The founder and all-female editorial board of the Vatican's women's magazine have quit after what they say was a campaign to discredit them.
The editorial committee of Women Church World allege the campaign aimed to put them "under the direct control of men" after they denounced the sexual abuse of nuns by clergy members.
The monthly glossy magazine, published alongside the Vatican newspaper L'Osservatore Romano, made the announcement in a planned April 1 editorial and an open letter to Pope Francis.
In the editorial, magazine founder Lucetta Scaraffia wrote: "We are throwing in the towel because we feel surrounded by a climate of distrust and progressive de-legitimisation."
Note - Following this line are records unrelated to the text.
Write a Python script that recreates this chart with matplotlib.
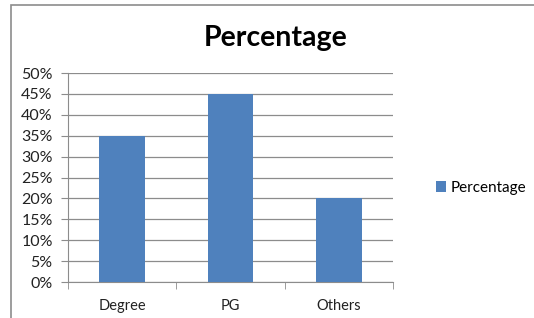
import matplotlib.pyplot as plt
from matplotlib.patches import Rectangle
from matplotlib.ticker import FuncFormatter

# data
categories = ["Degree", "PG", "Others"]
values = [0.35, 0.45, 0.20]
series_name = "Percentage"

W, H = 534, 318
fig = plt.figure(figsize=(W / 100, H / 100), dpi=100)
plt.rcParams["font.family"] = ["Lato", "DejaVu Sans"]

# chart border (left and top visible)
fig.patches.append(Rectangle((11 / W, -0.05), 1.2, (H - 5) / H + 0.05,
                             transform=fig.transFigure, fill=False,
                             edgecolor="#8c8c8c", linewidth=1.2))

ax = fig.add_axes([68 / W, 1 - 282 / H, (393 - 68) / W, (282 - 73) / H])
x = range(len(categories))
ax.bar(x, values, width=0.42, color="#4f81bd", label=series_name, zorder=3)

ax.set_xlim(-0.5, len(categories) - 0.5)
ax.set_ylim(0, 0.5)
ax.set_yticks([i * 0.05 for i in range(11)])
ax.yaxis.set_major_formatter(FuncFormatter(lambda v, p: f"{round(v * 100)}%"))
ax.set_xticks(list(x))
ax.set_xticklabels(categories)
ax.set_xticks([i - 0.5 for i in range(len(categories) + 1)], minor=True)
ax.tick_params(axis="x", which="major", length=0, pad=12, labelsize=10.5, colors="#222222")
ax.tick_params(axis="x", which="minor", length=5, direction="out", color="#8c8c8c")
ax.tick_params(axis="y", length=5, direction="out", labelsize=11.5, pad=6,
               colors="#222222")
ax.tick_params(axis="y", color="#8c8c8c")
ax.grid(axis="y", color="#8c8c8c", linewidth=0.9, zorder=0)
for side in ["top", "right"]:
    ax.spines[side].set_visible(False)
for side in ["left", "bottom"]:
    ax.spines[side].set_color("#8c8c8c")

fig.text(276 / W, 1 - 38 / H, "Percentage", ha="center", va="center",
         fontsize=20.5, fontweight="bold")

fig.legend(loc="center left", bbox_to_anchor=(422 / W, 1 - 188 / H), frameon=False,
           handlelength=0.7, handleheight=0.7, handletextpad=0.3, fontsize=11)

fig.savefig("out.png", dpi=100)
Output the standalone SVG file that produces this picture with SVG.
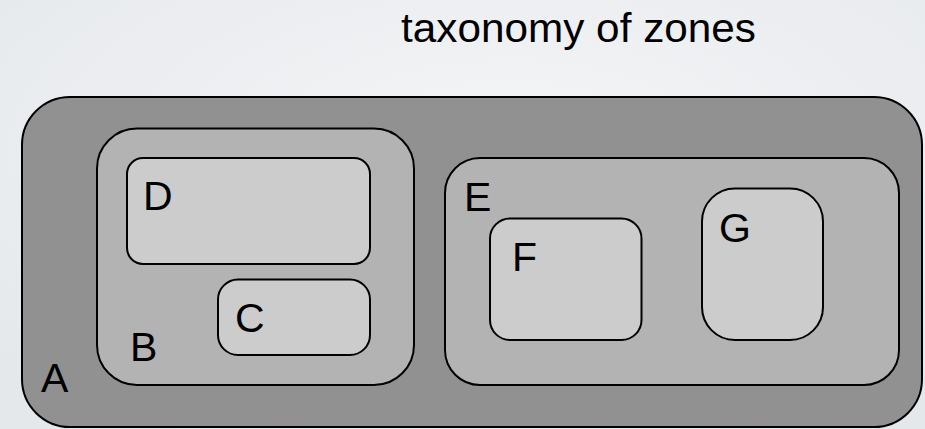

"We believe there are no longer the conditions to continue our collaboration with L’Osservatore Romano.”
Ms Scaraffia said writers with an "editorial line opposed to ours" were brought onto the publication's staff.
“After the attempts to put us under control, came the indirect attempts to delegitimize us,” she told AP .
New editor Andrea Monda has denied having tried to weaken “Women Church World” and said that he tried to bolster other female voices and viewpoints in L’Osservatore.
“Seeking to avoid interference with the monthly insert, I asked for a truly free confrontation in the daily paper, not built on the mechanism of one against the other or of closed groups,” he said, in a statement.
And I did so as a sign of openness and of the ‘paressia’ (freedom to speak truth) requested by Pope Francis.”